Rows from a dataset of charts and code
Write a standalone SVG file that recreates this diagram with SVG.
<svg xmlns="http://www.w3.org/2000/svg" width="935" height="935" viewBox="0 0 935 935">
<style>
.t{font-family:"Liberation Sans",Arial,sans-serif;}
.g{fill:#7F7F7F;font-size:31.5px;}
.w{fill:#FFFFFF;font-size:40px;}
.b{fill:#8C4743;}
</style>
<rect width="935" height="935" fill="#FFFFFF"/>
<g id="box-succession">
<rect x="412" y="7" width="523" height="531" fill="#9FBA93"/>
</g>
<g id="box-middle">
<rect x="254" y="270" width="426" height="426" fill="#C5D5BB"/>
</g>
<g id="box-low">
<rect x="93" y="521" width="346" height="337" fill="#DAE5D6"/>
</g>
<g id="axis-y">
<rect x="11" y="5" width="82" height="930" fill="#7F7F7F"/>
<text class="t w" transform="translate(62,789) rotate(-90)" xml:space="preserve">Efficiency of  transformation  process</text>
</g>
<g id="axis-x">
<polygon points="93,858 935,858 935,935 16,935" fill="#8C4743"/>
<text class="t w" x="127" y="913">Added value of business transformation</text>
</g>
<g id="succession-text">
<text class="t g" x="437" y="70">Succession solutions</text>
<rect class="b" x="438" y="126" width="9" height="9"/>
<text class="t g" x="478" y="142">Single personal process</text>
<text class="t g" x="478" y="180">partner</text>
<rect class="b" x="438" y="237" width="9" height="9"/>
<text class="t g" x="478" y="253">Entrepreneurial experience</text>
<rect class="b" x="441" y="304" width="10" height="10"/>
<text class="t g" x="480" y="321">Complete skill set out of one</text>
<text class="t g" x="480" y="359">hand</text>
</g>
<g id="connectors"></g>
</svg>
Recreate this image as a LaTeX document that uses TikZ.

- WRITTEN INSTRUCTION
Return all of the entries word for word.

- ANSWER TO THE EXERCISE
Write a standalone SVG file that recreates this diagram with SVG.
<svg xmlns="http://www.w3.org/2000/svg" width="935" height="935" viewBox="0 0 935 935">
<style>
.t{font-family:"Liberation Sans",Arial,sans-serif;}
.g{fill:#7F7F7F;font-size:31.5px;}
.w{fill:#FFFFFF;font-size:40px;}
.b{fill:#8C4743;}
</style>
<rect width="935" height="935" fill="#FFFFFF"/>
<g id="box-succession">
<rect x="412" y="7" width="523" height="531" fill="#9FBA93"/>
</g>
<g id="box-middle">
<rect x="254" y="270" width="426" height="426" fill="#C5D5BB"/>
</g>
<g id="box-low">
<rect x="93" y="521" width="346" height="337" fill="#DAE5D6"/>
</g>
<g id="axis-y">
<rect x="11" y="5" width="82" height="930" fill="#7F7F7F"/>
<text class="t w" transform="translate(62,789) rotate(-90)" xml:space="preserve">Efficiency of  transformation  process</text>
</g>
<g id="axis-x">
<polygon points="93,858 935,858 935,935 16,935" fill="#8C4743"/>
<text class="t w" x="127" y="913">Added value of business transformation</text>
</g>
<g id="succession-text">
<text class="t g" x="437" y="70">Succession solutions</text>
<rect class="b" x="438" y="126" width="9" height="9"/>
<text class="t g" x="478" y="142">Single personal process</text>
<text class="t g" x="478" y="180">partner</text>
<rect class="b" x="438" y="237" width="9" height="9"/>
<text class="t g" x="478" y="253">Entrepreneurial experience</text>
<rect class="b" x="441" y="304" width="10" height="10"/>
<text class="t g" x="480" y="321">Complete skill set out of one</text>
<text class="t g" x="480" y="359">hand</text>
</g>
<g id="connectors"></g>
</svg>
Recreate this image as a LaTeX document that uses TikZ.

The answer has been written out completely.